Considering it is a minimum 20ms for our brains to interpret a delay
Perceptible delay is not really the relevant measure here. In M/S processing (or any kind of processing which involves summing) a substantial delay will create comb filtering.
The measure of "substantial" is how many degrees at a particular frequency. A fixed delay will be a higher percentage of a full cycle at higher frequencies, so generally for worst case you would consider the effect at 20kHz (even though for most adults behavior at 20kHz is not particularly relevant it gives a nice consistent worst case target to use).
The propagation velocity at low frequencies is not quite the same as at high frequencies, but for a quick analysis you can just assume it is the same, and then dig into more precise details if it is within an order of magnitude of something you care about.

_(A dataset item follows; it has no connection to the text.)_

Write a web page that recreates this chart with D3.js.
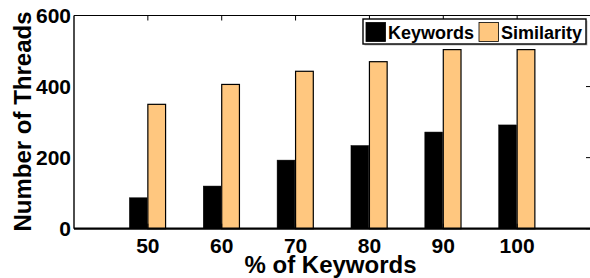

Propagation velocity in twisted pair is around 70% of free air, so about 200Mm/s, or equivalently about 5ns/m.
Period of 20kHz is 1/20k or 50us.
So the difference in propagation delay between 6m and 0.3m is the propagation time through 5.7m, or just under 30ns.
30ns/50us is 0.00057, or 0.057% of a wavelength. One degree is 1/360=0.28% of a wavelength, so the difference in propagation delay through an extra 5.7m of cable is around 0.2 degrees. And of course relatively less at lower frequencies.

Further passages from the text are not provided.